Mrs Weasley would always make me laugh as a kid. I loved the scenes she had with the twins when she would find out about their latest scheme and I loved how she cared for Harry as if he were one of her own. I loved how she gave Harry Christmas presents so he would not feel left out and always looked after him at her house. The Burrow felt a lot like my house: a little cramped, messy, and very, very loud. We weren't as poor as the Weasleys though and we didn't have gnomes in our backgarden.

One of the things I like about Molly is how her biggest strength comes from being a house wife and a mother. I know a lot of people might look down on Molly and think she's not a good role model that we should encourage our daughters to do more than just learn how to cook and clean and raise children and I agree. We should encourage our daughters to do whatever makes them happy. If my little girl says to me when she is older she wants to grow up to be a stay-at-home mother I would tell her "that's wonderful" and if she told me the opposite I would tell her the same thing. I want my daughter to grow up surrounded by lots of different female role models. I want her to know that she can be a CEO or a doctor or an astronaut or just a Mum and a wife if that's what she wants. It will be her choice.

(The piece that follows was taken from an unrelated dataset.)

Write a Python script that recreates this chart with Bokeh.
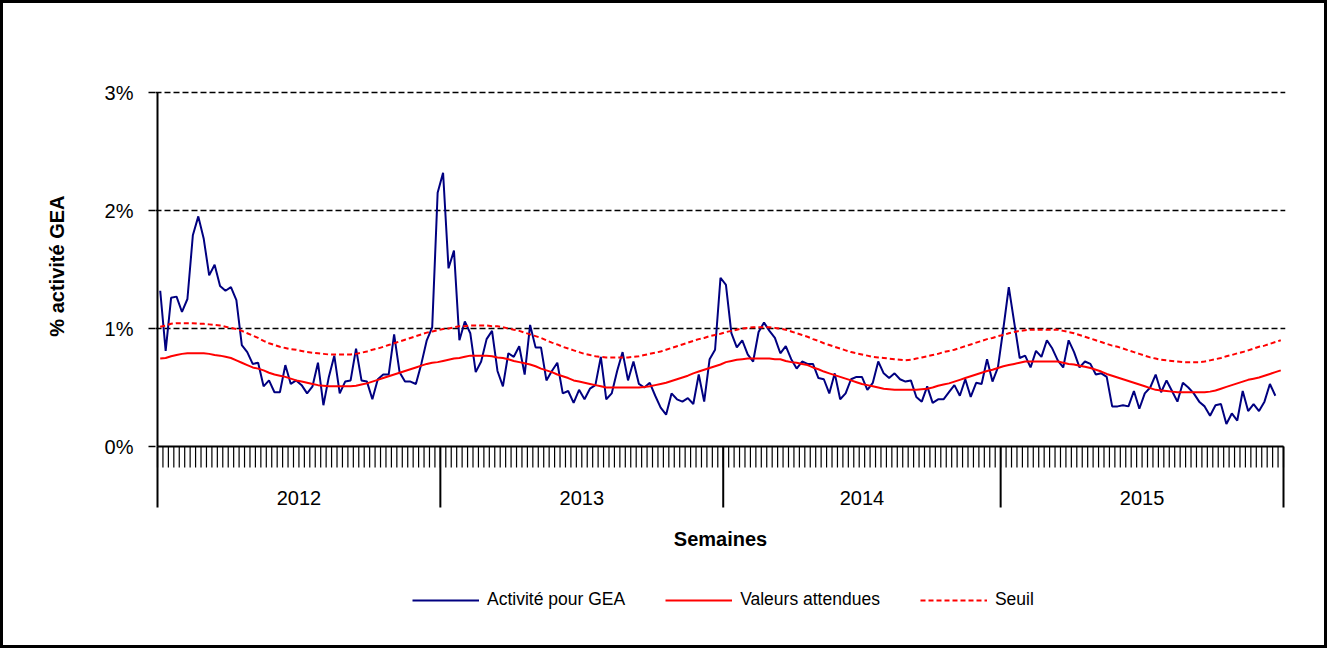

My favourite scene out of all of the seven Harry Potter books is when Mrs Weasley kills Bellatrix after the death of her son Fred. I love how she hunts her down and fights with the same skill and fury as everyone else; her love for her children and her passion for her family is like a fire running through her veins, it is her strength. When she screamed "NOT MY DAUGHTER, YOU BITCH!" it was such a shocking moment I gasped and shed tears the first time I read it. It was so honest and true. And I loved that it was kept the same in the film. Mrs Weasley looks like everyone else's Mum; harmless, a little frazzled, and overweight. What I love about her is how in the seventh book she shatters the "little housewife" cliche: she shows that despite the humble position she has chosen in this life she has incredible power and is NOT a victim. She will defend her family and cut down anyone who dares to hurt her children.